Reflection (after recovery)
Only after one to two weeks is it worth looking back. What worked this exam season? What would you do differently? And most importantly: how can you start earlier next semester so exam season doesn't become panic season again?
If test anxiety was an issue, now—while the memory is fresh but the pressure is off—is the right time to develop strategies against it. Don't wait until you're stressed again to think about stress management.
Conclusion: Survive and Thrive
Exam season is intense, but it's manageable—with the right strategy.
Start planning two weeks before your first exam. Get an overview of everything coming: dates, credits, material scope. Set priorities based on credits multiplied by difficulty, not based on what you enjoy studying. Calculate your realistic time budget and allocate it accordingly.
During the grind, stick to 6–8 hours of effective study time per day. More is counterproductive—you're not a machine, and pretending otherwise only leads to burnout and diminishing returns. Rotate between subjects to leverage the spacing effect and keep all your exams fresh in parallel.
Sleep comes before studying. Always. One all-nighter can undo days of preparation. Eat properly. Move your body. These aren't luxuries; they're part of the system.

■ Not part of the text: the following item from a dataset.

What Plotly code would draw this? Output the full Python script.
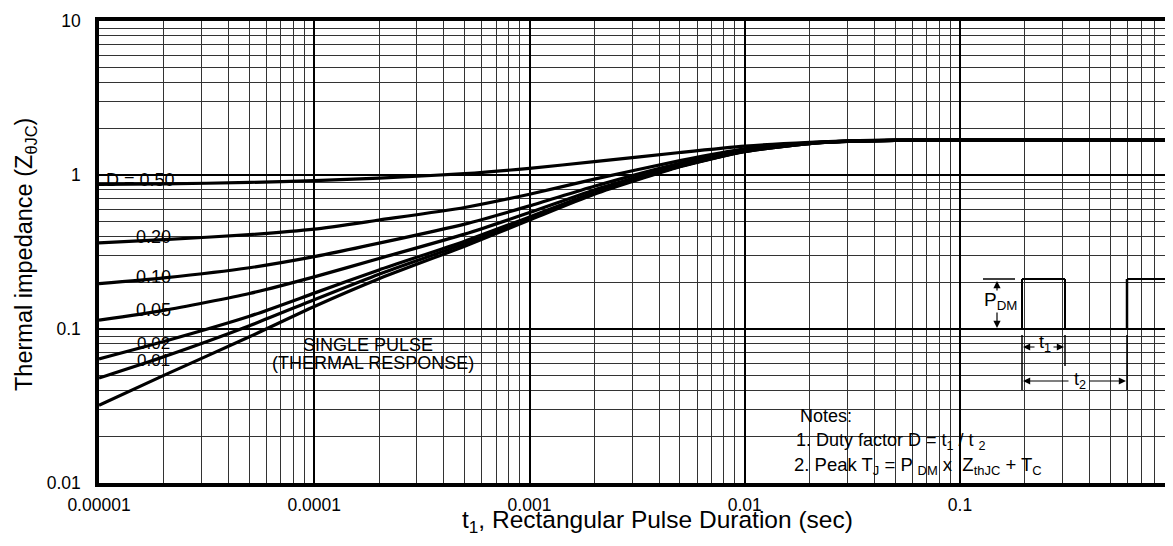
import plotly.graph_objects as go

# ---------------- data ----------------
t_sec = [1e-5, 2e-5, 5e-5, 1e-4, 2e-4, 5e-4, 1e-3, 2e-3, 5e-3, 1e-2, 2e-2, 3e-2, 5e-2, 1e-1, 1.0]
z_single = [0.032, 0.050, 0.089, 0.14, 0.212, 0.345, 0.51, 0.75, 1.13, 1.42, 1.6, 1.65, 1.68, 1.69, 1.69]
z_d001 = [0.048, 0.066, 0.105, 0.155, 0.227, 0.358, 0.52, 0.76, 1.14, 1.42, 1.6, 1.65, 1.68, 1.69, 1.69]
z_d002 = [0.064, 0.083, 0.121, 0.171, 0.242, 0.372, 0.534, 0.77, 1.14, 1.43, 1.6, 1.65, 1.68, 1.69, 1.69]
z_d005 = [0.114, 0.132, 0.17, 0.218, 0.287, 0.413, 0.57, 0.80, 1.16, 1.44, 1.61, 1.66, 1.68, 1.69, 1.69]
z_d010 = [0.197, 0.215, 0.25, 0.295, 0.361, 0.48, 0.63, 0.845, 1.19, 1.45, 1.61, 1.66, 1.68, 1.69, 1.69]
z_d020 = [0.362, 0.38, 0.41, 0.445, 0.51, 0.615, 0.75, 0.94, 1.24, 1.48, 1.62, 1.66, 1.685, 1.69, 1.69]
z_d050 = [0.868, 0.875, 0.895, 0.918, 0.955, 1.02, 1.105, 1.22, 1.40, 1.54, 1.63, 1.665, 1.685, 1.69, 1.69]

series = [z_d050, z_d020, z_d010, z_d005, z_d002, z_d001, z_single]
series_names = ["D = 0.50", "0.20", "0.10", "0.05", "0.02", "0.01", "Single pulse"]

x_tickvals = [1e-5, 1e-4, 1e-3, 1e-2, 1e-1]
x_ticktext = ["0.00001", "0.0001", "0.001", "0.01", "0.1"]
y_tickvals = [0.01, 0.1, 1, 10]
y_ticktext = ["0.01", "0.1", "1", "10"]
x_minor = [k * 10.0 ** e for e in range(-5, 1) for k in range(2, 10)]
y_minor = [k * 10.0 ** e for e in range(-2, 1) for k in range(2, 10)]

# ---------------- layout geometry ----------------
BODY = 8                       # default page margin of the html body
W, H = 1173 - BODY, 546 - 2 * BODY
PL, PR, PT, PB = 99, 1173, 21, 483   # plot area in page pixels
ML, MT = PL - BODY, PT - BODY
MR = W - (PR - BODY)
MB = H - (PB - BODY)
PW, PH = PR - PL, PB - PT
DEC_PX = 215.25
FONT = "Arial, 'Liberation Sans', Helvetica, sans-serif"


def px(xp):
    return (xp - PL) / PW


def py(yp):
    return (PB - yp) / PH


fig = go.Figure()
for ys, nm in zip(series, series_names):
    fig.add_trace(go.Scatter(x=t_sec, y=ys, mode="lines", name=nm,
                             line=dict(color="black", width=3.2, shape="spline", smoothing=0.6),
                             showlegend=False, hoverinfo="skip"))

annotations = []


def txt(x, y, s, size=18, xanchor="center", **kw):
    annotations.append(dict(x=px(x), y=py(y), xref="paper", yref="paper", text=s,
                            xanchor=xanchor, yanchor="middle",
                            showarrow=False, font=dict(family=FONT, size=size, color="black"), **kw))


# curve labels
txt(140, 180, "D = 0.50")
txt(153, 237, "0.20")
txt(153, 277, "0.10")
txt(153, 310, "0.05")
txt(153, 343, "0.02", size=17)
txt(153, 360, "0.01", size=17)
txt(368, 345, "SINGLE PULSE")
txt(373, 363, "(THERMAL RESPONSE)")

# notes
txt(798, 416, "Notes:", size=18, xanchor="left")
txt(794, 441, "1. Duty factor D = t<sub>1</sub> / t <sub>2</sub>", size=18, xanchor="left")
txt(792, 466, "2. Peak T<sub>J</sub> = P <sub>DM</sub> x  Z<sub>thJC</sub> + T<sub>C</sub>", size=18.5, xanchor="left")

# pulse diagram labels
txt(1001, 301, "P<sub>DM</sub>", size=19)
txt(1045, 344, "t<sub>1</sub>", size=18)
txt(1080, 380, "t<sub>2</sub>", size=18)

# axis titles
txt(25, 255, "Thermal impedance (Z<sub>θJC</sub>)", size=23.5, textangle=-90)
txt(657, 521, "t<sub>1</sub>, Rectangular Pulse Duration (sec)", size=24.5)


def arrow(x_head, y_head, x_tail, y_tail):
    annotations.append(dict(x=px(x_head), y=py(y_head), xref="paper", yref="paper",
                            ax=x_tail - x_head, ay=y_tail - y_head, axref="pixel", ayref="pixel",
                            text="", showarrow=True, arrowhead=2, arrowsize=1.2,
                            arrowwidth=1.2, arrowcolor="black", standoff=0, startstandoff=0))


arrow(1023, 347, 1036, 347)
arrow(1064, 347, 1052, 347)
arrow(1023, 381, 1070, 381)
arrow(1126, 381, 1088, 381)
arrow(997, 281, 997, 292)
arrow(997, 328, 997, 311)

shapes = []


def seg(x0, y0, x1, y1, w=1.5):
    shapes.append(dict(type="line", xref="paper", yref="paper", x0=px(x0), y0=py(y0),
                       x1=px(x1), y1=py(y1), line=dict(color="black", width=w), layer="above"))


# pulse train
seg(978, 329, 1173, 329, 2)
seg(1022, 329, 1022, 279, 2)
seg(1022, 279, 1065, 279, 2)
seg(1065, 279, 1065, 329, 2)
seg(1127, 329, 1127, 279, 2.5)
seg(1127, 279, 1173, 279, 2)
seg(983, 279, 1015, 279, 1.5)
# dimension ticks
seg(1022, 335, 1022, 390, 1.5)
seg(1065, 335, 1065, 366, 1.5)
seg(1127, 335, 1127, 390, 1.5)

fig.update_layout(
    width=W, height=H,
    margin=dict(l=ML, r=MR, t=MT, b=MB, pad=0),
    paper_bgcolor="white", plot_bgcolor="white",
    font=dict(family=FONT, size=17, color="black"),
    annotations=annotations, shapes=shapes,
    showlegend=False,
)
fig.update_xaxes(type="log", range=[-5, -5 + PW / DEC_PX],
                 tickvals=x_tickvals, ticktext=x_ticktext,
                 showgrid=True, gridcolor="black", gridwidth=2,
                 minor=dict(tickmode="array", tickvals=x_minor, showgrid=True,
                            gridcolor="#333333", gridwidth=1, ticks=""),
                 showline=True, linecolor="black", linewidth=3.5, mirror=True,
                 ticks="", ticklabelstandoff=3, zeroline=False,
                 tickfont=dict(family=FONT, size=17.5, color="black"))
fig.update_yaxes(type="log", range=[-2, 1],
                 tickvals=y_tickvals, ticktext=y_ticktext,
                 showgrid=True, gridcolor="black", gridwidth=2,
                 minor=dict(tickmode="array", tickvals=y_minor, showgrid=True,
                            gridcolor="#333333", gridwidth=1, ticks=""),
                 showline=True, linecolor="black", linewidth=3.5, mirror=False,
                 ticks="", ticklabelstandoff=11, zeroline=False,
                 tickfont=dict(family=FONT, size=17.5, color="black"))

fig.write_html("out.html")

And have an emergency plan for when time runs short. Sometimes strategic retreat—postponing one exam to nail the other three—is the smart play. The principles from our study schedule guide apply here too.
Exam season is a sprint within a marathon. Give it everything—but don't burn yourself out.
The next exam season will come. But with the right system, you won't face it with fear anymore. You'll face it with a plan.